We have some unit-tests that are checking UTF-8 byte marking of an XML string before it's loaded into an XmlDocument. Everything works fine using Windows 7 64-bit, but we noticed a bunch of tests failing while trying to run under Windows 10 64-bit.
After a bit of investigation, we found that the XML string on Windows 10 is getting pruned (the preamble exists), while on Windows 7 it does not.
Here is the code snippet:
public static string PruneUtf8ByteMark(string xmlString)
{
var byteOrderMarking = Encoding.UTF8.GetString(Encoding.UTF8.GetPreamble());
if (xmlString.StartsWith(byteOrderMarking))
{
xmlString = xmlString.Remove(0, byteOrderMarking.Length);
}
return xmlString;
}
StartsWith
public static string XmlString = "<?xml version=\"1.0\"....
The problem is cause by culture sensitive comparison.

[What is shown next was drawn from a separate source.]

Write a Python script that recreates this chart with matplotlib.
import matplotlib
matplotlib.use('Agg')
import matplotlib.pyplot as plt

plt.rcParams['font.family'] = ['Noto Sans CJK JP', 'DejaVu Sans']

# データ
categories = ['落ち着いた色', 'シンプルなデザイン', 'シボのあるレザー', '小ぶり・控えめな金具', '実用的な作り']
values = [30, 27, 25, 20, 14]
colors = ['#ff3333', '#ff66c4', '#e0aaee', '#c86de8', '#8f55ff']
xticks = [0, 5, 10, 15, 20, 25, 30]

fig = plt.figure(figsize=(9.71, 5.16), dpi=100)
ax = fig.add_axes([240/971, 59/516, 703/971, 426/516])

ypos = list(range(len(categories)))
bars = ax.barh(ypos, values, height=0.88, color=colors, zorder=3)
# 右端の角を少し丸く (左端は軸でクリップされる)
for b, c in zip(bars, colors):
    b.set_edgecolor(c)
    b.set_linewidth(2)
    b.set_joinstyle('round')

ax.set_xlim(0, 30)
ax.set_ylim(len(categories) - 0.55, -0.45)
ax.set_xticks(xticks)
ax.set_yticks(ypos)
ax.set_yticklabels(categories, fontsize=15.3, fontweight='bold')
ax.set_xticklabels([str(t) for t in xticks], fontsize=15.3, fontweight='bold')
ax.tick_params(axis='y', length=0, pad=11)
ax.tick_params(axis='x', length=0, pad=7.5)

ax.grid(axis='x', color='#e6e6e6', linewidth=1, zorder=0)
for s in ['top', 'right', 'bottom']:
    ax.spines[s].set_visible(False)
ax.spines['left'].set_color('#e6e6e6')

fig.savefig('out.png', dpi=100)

The byteOrderMarking is not a visible character so it will be trimmed during comparison.
See the following case :
"".StartsWith("") // = true
"aa".StartsWith("") // = true
"aa".StartsWith("", StringComparison.Ordinal) // = true
So every string start with an empty string. Now with byteOrderMarking :
var byteOrderMarking = Encoding.UTF8.GetString(Encoding.UTF8.GetPreamble());
byteOrderMarking.Equals("") // = False
byteOrderMarking.Equals("", StringComparison.CurrentCulture) // = True
byteOrderMarking.Equals("", StringComparison.Ordinal) // = False
Now we can see that byteOrderMarking is equal to an empty string only with Current culture comparison. When you try to check is a string start with byteOrderMarking, it's like to compare to an an empty string.
The difference between Ordinal and CurrentCulture is that the first is a byte to byte comparison, whereas the second will by normalize according to the culture.
Lastly, I suggest to always use Ordinal (or OrdinalIgnoreCase) to compare technical strings.